Friday, March 04, 2011

Politics of freebies promises a bleak future

The stench of corruption spreads quickly from Delhi. With the news that Tamilnadu chief minister’s daughter, Kanimozhi, is soon to be charged by the CBI, the money trail in Raja’s 2G scam seems to be established. The noose is tightening and DMK’s PR machine is working overtime to spread ‘sincere lies’ before the state election on April 13. Each of the major parties--the DMK and the AIDMK--commands the loyalty of about a third of the voters. The Congress, DMK’s junior partner, controls 12% to 15% of the vote and Vijaykanth, AIDMK’s partner, holds around 9%. The AIDMK has the anti-incumbency advantage but it will be a close contest. What should concern us, however, is another form of corruption raging under the bright Tamil sun that challenges our political morality.
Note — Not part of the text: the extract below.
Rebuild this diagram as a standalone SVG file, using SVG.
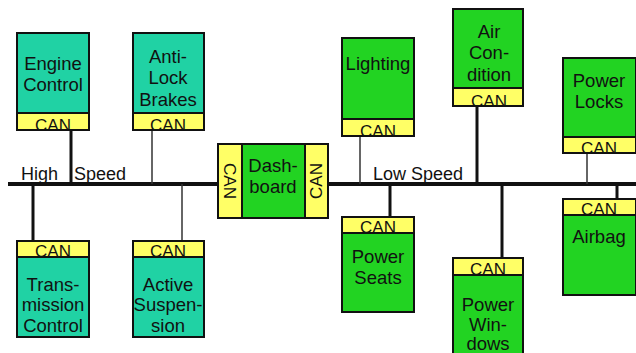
<svg xmlns="http://www.w3.org/2000/svg" width="636" height="353" viewBox="0 0 636 353">
<style>
.t{font-family:"Liberation Sans",Arial,sans-serif;font-size:18.5px;fill:#111;text-anchor:middle}
.c{font-family:"Liberation Sans",Arial,sans-serif;font-size:17px;fill:#111;text-anchor:middle}
.lb{font-family:"Liberation Sans",Arial,sans-serif;font-size:18px;fill:#111}
.teal{fill:#20d2a4;stroke:#111;stroke-width:2}
.green{fill:#22d322;stroke:#111;stroke-width:2}
.can{fill:#ffff66;stroke:#111;stroke-width:2}
.thick{stroke:#111;stroke-width:3;fill:none}
.thin{stroke:#333;stroke-width:1.5;fill:none}
</style>
<defs>
<clipPath id="clipPW"><rect x="440" y="250" width="100" height="103"/></clipPath>
</defs>
<rect width="636" height="353" fill="#fff"/>
<g id="connectors">
<line x1="8" y1="184" x2="636" y2="184" stroke="#111" stroke-width="4"/>
<line class="thick" x1="71" y1="130" x2="71" y2="184"/>
<line class="thin" x1="152" y1="130" x2="152" y2="184"/>
<line class="thick" x1="33" y1="184" x2="33" y2="241"/>
<line class="thin" x1="182" y1="184" x2="182" y2="241"/>
<line class="thin" x1="360" y1="136" x2="360" y2="184"/>
<line class="thick" x1="477" y1="106" x2="477" y2="184"/>
<line class="thick" x1="390" y1="184" x2="390" y2="217"/>
<line class="thick" x1="502" y1="184" x2="502" y2="258"/>
<line class="thin" x1="587" y1="153" x2="587" y2="184"/>
<line class="thick" x1="617" y1="184" x2="617" y2="199"/>
</g>
<g id="labels">
<text class="lb" x="21" y="180">High</text>
<text class="lb" x="74" y="180">Speed</text>
<text class="lb" x="373" y="180">Low Speed</text>
</g>
<g id="engine-control">
<rect class="teal" x="17" y="33" width="72" height="97"/>
<rect class="can" x="17" y="113" width="72" height="17"/>
<text class="t" x="53" y="70">Engine</text>
<text class="t" x="53" y="91">Control</text>
<text class="c" x="53" y="131">CAN</text>
</g>
<g id="anti-lock-brakes">
<rect class="teal" x="133" y="33" width="71" height="97"/>
<rect class="can" x="133" y="113" width="71" height="17"/>
<text class="t" x="168" y="63">Anti-</text>
<text class="t" x="168" y="84">Lock</text>
<text class="t" x="168" y="106">Brakes</text>
<text class="c" x="168" y="131">CAN</text>
</g>
<g id="transmission-control">
<rect class="teal" x="17" y="241" width="72" height="96"/>
<rect class="can" x="17" y="241" width="72" height="16"/>
<text class="c" x="53" y="257">CAN</text>
<text class="t" x="53" y="291">Trans-</text>
<text class="t" x="53" y="311">mission</text>
<text class="t" x="53" y="332">Control</text>
</g>
<g id="active-suspension">
<rect class="teal" x="133" y="241" width="71" height="96"/>
<rect class="can" x="133" y="241" width="71" height="16"/>
<text class="c" x="168" y="257">CAN</text>
<text class="t" x="168" y="291">Active</text>
<text class="t" x="168" y="311">Suspen-</text>
<text class="t" x="168" y="332">sion</text>
</g>
<g id="dashboard">
<rect class="green" x="218" y="144" width="110" height="74" stroke="#333" stroke-width="1.5"/>
<rect class="can" x="218" y="144" width="24" height="74" stroke-width="1.5"/>
<rect class="can" x="305" y="144" width="23" height="74" stroke-width="1.5"/>
<text class="t" x="273" y="172">Dash-</text>
<text class="t" x="273" y="193">board</text>
<text class="c" transform="translate(224,181) rotate(90)" x="0" y="0">CAN</text>
<text class="c" transform="translate(322,181) rotate(-90)" x="0" y="0">CAN</text>
</g>
<g id="lighting">
<rect class="green" x="342" y="38" width="72" height="98"/>
<rect class="can" x="342" y="119" width="72" height="17"/>
<text class="t" x="378" y="70">Lighting</text>
<text class="c" x="378" y="137">CAN</text>
</g>
<g id="air-condition">
<rect class="green" x="453" y="9" width="70" height="97"/>
<rect class="can" x="453" y="88" width="70" height="18"/>
<text class="t" x="489" y="38">Air</text>
<text class="t" x="489" y="59">Con-</text>
<text class="t" x="489" y="81">dition</text>
<text class="c" x="489" y="107">CAN</text>
</g>
<g id="power-seats">
<rect class="green" x="342" y="217" width="72" height="95"/>
<rect class="can" x="342" y="217" width="72" height="16"/>
<text class="c" x="378" y="233">CAN</text>
<text class="t" x="378" y="263">Power</text>
<text class="t" x="378" y="284">Seats</text>
</g>
<g id="power-windows">
<rect class="green" x="453" y="258" width="70" height="100"/>
<rect class="can" x="453" y="258" width="70" height="17"/>
<text class="c" x="488" y="275">CAN</text>
<text class="t" x="488" y="311">Power</text>
<text class="t" x="488" y="331">Win-</text>
<text class="t" x="488" y="350">dows</text>
</g>
<g id="power-locks">
<rect class="green" x="563" y="58" width="73" height="95"/>
<rect class="can" x="563" y="137" width="73" height="16"/>
<text class="t" x="599" y="87">Power</text>
<text class="t" x="599" y="108">Locks</text>
<text class="c" x="599" y="154">CAN</text>
</g>
<g id="airbag">
<rect class="green" x="563" y="199" width="73" height="96"/>
<rect class="can" x="563" y="199" width="73" height="16"/>
<text class="c" x="599" y="215">CAN</text>
<text class="t" x="599" y="243">Airbag</text>
</g>
</svg>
The DMK believes it won the last election because it promised free television sets. To promise is one thing but the DMK government actually gave away millions of TVs! The sets were paid for from the state treasury--not party funds. In the coming election, voters are being promised fans, mixies, laptop computers, and 4 gm of gold for a poor bride’s mangalsutra. Tax payers in Tamilnadu are outraged but Kanimozhi asks, ‘what is wrong in giving people what they need?’ People wonder, however, if free TVs have a link to DMK owning a Tamil TV channel. Some greedily ask, will the next politician offer Rs one lakh cash?

It is not that Tamils don’t value integrity. They just don’t expect it from their politicians. They cynically believe that politics is the art of the sincere lie and cite the example of Dhritarashtra in the Mahabharata, who flourished through hypocrisy and nepotism. Chennai is not so different from Hastinapur and Tamil voters would prefer to be bribed openly. Populist give-aways have always been a great temptation. Roman politicians devised a plan in 140 B.C. to win votes of the poor by giving away cheap food and entertainment—they called it ‘bread and circuses’. Punjab’s politicians gave away free power and water to farmers, which destroyed the state’s finances and also the soil (as farmers over-pumped water). Hence, Haryana has supplanted Punjab as the nation’s leader in per capita income.

The idea of free TVs and mixies is morally troubling. The election commissioner has pleaded helplessness, saying that freebies only contravene the law when they are distributed before an election. Most of us do accept state spending on public goods. Roads, parks, and schools are examples of public goods as they are open to everyone. However, spending public money on private goods (such as TVs) seems offensive. It is legitimate for the state to equip schools and public libraries with computers but not to give free laptops to a section of the people. It is just as wrong to erect statues to oneself with public funds. But the Supreme Court has ruled otherwise. It has recently absolved Mayawati, arguing that the people of U.P. had elected her and can remove her at the next election if they object to her statues. There is a fine but important line between public and private goods.

Nothing quite explains Indian politics as the fact that we embraced democracy before capitalism. The rest of the world did it the other way around. India became a full fledged democracy in 1950 with universal suffrage and extensive human rights, but it was not until 1991 that it opened up to the accountability of market forces. This curious historic inversion means that we learned about rights before we learned about duties. In the market place, one has to produce before one consumes and earn a salary before one can buy a TV. In the same way, an election is supposed to enforce accountability in competitive politics. A voter should vote on the basis of performance. Instead, the Tamil voter is going to vote for a free mixie. Because democracy came before capitalism, Indian politicians have a tendency to distribute the pie before it is baked.

It is ironic that Tamilnad should be the setting for this corrupt practice. The state has high literacy and a reputation for being one of India’s best governed and most prosperous. It has had a succession of good administrations no matter which party was in power. Food rations actually reach PDS shops and NREGA wages are actually paid to the deserving! With prosperity, Tamils have outsourced menial work and are now learning Hindi in order to speak to their Bihari servants. But political morality evolves through experience.

Free TVs mean less money for investing in the future--in roads, ports, and schools. Eventually Tamilnad will pay a price—for without investment, growth will slow down. Ask the voters of Punjab. One day, the Tamil voter will also understand the trade-off—free TVs mean that their children will have a poorer future.